Individual users chatting directly with LLMs like ChatGPT can use such prompts and often do. Iftikhar says that users often share the prompts they use on TikTok and Instagram, and there are long Reddit threads dedicated discussing prompt strategies. But the problem potentially goes beyond individual users. Many mental health chatbots marketed to consumers are prompted versions of more general LLMs. So understanding how prompts specific to mental health affect the output of LLMs is critical. 

For the study, Iftikhar and her colleagues observed a group of peer counselors working with an online mental health support platform. The researchers first observed seven peer counselors, all of whom were trained in cognitive behavioral therapy techniques, as they conducted self-counseling chats with CBT-prompted LLMs, including various versions of OpenAI’s GPT Series, Anthropic’s Claude and Meta’s Llama. Next, a subset of simulated chats based on original human counseling chats were evaluated by three licensed clinical psychologists who helped to identify potential ethics violations in the chat logs.
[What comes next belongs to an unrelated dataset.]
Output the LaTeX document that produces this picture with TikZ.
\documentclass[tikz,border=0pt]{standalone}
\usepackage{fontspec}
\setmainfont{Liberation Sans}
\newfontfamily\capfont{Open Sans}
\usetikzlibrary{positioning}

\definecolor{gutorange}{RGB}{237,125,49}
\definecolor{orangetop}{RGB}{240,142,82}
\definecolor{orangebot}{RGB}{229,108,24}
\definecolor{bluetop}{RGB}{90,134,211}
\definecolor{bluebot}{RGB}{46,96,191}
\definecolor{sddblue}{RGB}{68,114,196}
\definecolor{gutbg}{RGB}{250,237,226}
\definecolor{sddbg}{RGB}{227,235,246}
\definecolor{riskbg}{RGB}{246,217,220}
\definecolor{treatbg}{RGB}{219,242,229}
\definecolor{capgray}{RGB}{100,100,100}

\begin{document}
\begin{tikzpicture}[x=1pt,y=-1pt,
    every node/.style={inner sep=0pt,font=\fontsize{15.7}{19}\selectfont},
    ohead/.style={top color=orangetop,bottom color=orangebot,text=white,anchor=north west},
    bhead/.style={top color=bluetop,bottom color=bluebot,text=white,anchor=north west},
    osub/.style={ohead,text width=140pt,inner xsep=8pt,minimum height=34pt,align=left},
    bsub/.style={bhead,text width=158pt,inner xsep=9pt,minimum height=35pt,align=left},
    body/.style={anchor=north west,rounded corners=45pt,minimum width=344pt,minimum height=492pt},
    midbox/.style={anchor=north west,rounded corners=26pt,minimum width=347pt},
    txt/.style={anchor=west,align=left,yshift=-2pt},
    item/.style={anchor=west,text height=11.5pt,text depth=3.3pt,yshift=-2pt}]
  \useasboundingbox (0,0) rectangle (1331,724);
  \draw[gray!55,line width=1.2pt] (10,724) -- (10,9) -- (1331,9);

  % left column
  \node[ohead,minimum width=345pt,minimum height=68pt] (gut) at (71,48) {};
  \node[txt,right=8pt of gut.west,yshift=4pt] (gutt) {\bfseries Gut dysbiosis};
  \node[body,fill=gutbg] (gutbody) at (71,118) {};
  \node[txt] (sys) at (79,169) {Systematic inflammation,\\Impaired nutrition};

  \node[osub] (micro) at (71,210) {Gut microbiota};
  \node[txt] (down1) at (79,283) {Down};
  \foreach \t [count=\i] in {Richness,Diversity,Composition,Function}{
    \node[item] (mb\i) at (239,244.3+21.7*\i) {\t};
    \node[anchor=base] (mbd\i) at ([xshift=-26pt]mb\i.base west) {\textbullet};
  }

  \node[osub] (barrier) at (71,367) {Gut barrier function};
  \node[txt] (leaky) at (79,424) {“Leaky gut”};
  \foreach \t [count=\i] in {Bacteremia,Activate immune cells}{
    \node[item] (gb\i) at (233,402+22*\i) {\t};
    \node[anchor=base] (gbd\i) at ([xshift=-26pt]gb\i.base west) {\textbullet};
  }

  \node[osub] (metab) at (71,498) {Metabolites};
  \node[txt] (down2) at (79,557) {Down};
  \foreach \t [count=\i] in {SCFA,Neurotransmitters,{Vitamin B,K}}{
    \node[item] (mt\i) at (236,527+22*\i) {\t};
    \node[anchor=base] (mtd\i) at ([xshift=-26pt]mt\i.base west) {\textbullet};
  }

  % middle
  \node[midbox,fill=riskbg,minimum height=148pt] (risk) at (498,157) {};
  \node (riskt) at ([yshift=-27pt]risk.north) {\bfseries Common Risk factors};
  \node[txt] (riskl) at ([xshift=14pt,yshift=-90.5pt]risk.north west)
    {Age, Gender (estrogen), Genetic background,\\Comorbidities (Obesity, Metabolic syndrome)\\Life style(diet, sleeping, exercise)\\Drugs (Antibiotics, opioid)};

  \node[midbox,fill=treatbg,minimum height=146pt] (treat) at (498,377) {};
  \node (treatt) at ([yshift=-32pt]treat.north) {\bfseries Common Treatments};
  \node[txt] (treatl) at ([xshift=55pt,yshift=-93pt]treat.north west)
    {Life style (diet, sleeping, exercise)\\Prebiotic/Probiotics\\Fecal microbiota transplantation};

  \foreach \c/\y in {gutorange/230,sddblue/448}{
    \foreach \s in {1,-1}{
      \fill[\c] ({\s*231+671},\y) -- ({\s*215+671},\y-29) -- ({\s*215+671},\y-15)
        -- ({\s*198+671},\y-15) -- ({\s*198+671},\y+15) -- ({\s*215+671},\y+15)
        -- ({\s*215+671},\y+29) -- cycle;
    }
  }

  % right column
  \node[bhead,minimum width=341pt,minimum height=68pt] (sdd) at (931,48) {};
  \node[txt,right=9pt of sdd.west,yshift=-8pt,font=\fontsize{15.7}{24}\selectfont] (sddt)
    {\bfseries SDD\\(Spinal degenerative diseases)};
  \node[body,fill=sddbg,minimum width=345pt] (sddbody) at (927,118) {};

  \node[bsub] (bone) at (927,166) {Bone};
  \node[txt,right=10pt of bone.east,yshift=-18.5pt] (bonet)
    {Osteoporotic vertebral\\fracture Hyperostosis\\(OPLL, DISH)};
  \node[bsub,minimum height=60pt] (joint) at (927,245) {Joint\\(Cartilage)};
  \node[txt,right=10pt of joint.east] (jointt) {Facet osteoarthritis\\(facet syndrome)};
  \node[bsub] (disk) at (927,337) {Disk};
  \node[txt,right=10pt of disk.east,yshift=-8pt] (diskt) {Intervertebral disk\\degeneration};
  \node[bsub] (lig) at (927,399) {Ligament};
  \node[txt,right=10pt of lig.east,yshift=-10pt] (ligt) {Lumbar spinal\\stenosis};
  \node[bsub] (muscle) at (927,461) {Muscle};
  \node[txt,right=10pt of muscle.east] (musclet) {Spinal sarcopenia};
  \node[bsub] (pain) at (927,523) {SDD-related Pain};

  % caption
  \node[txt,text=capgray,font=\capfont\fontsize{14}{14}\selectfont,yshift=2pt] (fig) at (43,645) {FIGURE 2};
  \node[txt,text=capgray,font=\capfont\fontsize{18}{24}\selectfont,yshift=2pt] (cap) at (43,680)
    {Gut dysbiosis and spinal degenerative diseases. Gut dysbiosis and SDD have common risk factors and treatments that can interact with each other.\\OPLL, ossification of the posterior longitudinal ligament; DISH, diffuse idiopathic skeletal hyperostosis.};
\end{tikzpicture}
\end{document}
The study revealed 15 ethical risks falling into five general categories:

  • Lack of contextual adaptation: Ignoring peoples’ lived experiences and recommending one-size-fits-all interventions.
  • Poor therapeutic collaboration: Dominating the conversation and occasionally reinforcing a user’s false beliefs.
  • Deceptive empathy: Using phrases like “I see you” or “I understand” to create a false connection between the user and the bot.
  • Unfair discrimination: Exhibiting gender, cultural or religious bias.
  • Lack of safety and crisis management: Denying service on sensitive topics, failing to refer users to appropriate resources or responding indifferently to crisis situations including suicide ideation.
Text from a chatbot conversation
Among other violations, chatbots were found to occasionally amplify feelings of rejection. 

Iftikhar acknowledges that while human therapists are also susceptible to these ethical risks, the key difference is accountability. 

“For human therapists, there are governing boards and mechanisms for providers to be held professionally liable for mistreatment and malpractice,” Iftikhar said. “But when LLM counselors make these violations, there are no established regulatory frameworks.”

The findings do not necessarily mean that AI should not have a role in mental health treatment, Iftikhar says. She and her colleagues believe that AI has the potential to help reduce barriers to care arising from the cost of treatment or the availability of trained professionals. However, she says, the results underscore the need for thoughtful implementation of AI technologies as well as appropriate regulation and oversight. 

For now, Iftikhar hopes the findings will make users more aware of the risks posed by current AI systems. 

“If you’re talking to a chatbot about mental health, these are some things that people should be looking out for,” she said. 

Ellie Pavlick, a computer science professor at Brown who was not part of the research team, said the research highlights need for careful scientific study of AI systems deployed in mental health settings. Pavlick leads ARIA, a National Science Foundation AI research institute at Brown aimed at developing trustworthy AI assistants. 

“The reality of AI today is that it's far easier to build and deploy systems than to evaluate and understand them,” Pavlick said. “This paper required a team of clinical experts and a study that lasted for more than a year in order to demonstrate these risks. Most work in AI today is evaluated using automatic metrics which, by design, are static and lack a human in the loop.”

She says the work could provide a template for future research on making AI safe for mental health support.

“There is a real opportunity for AI to play a role in combating the mental health crisis that our society is facing, but it's of the utmost importance that we take the time to really critique and evaluate our systems every step of the way to avoid doing more harm than good,” Pavlick said. “This work offers a good example of what that can look like.”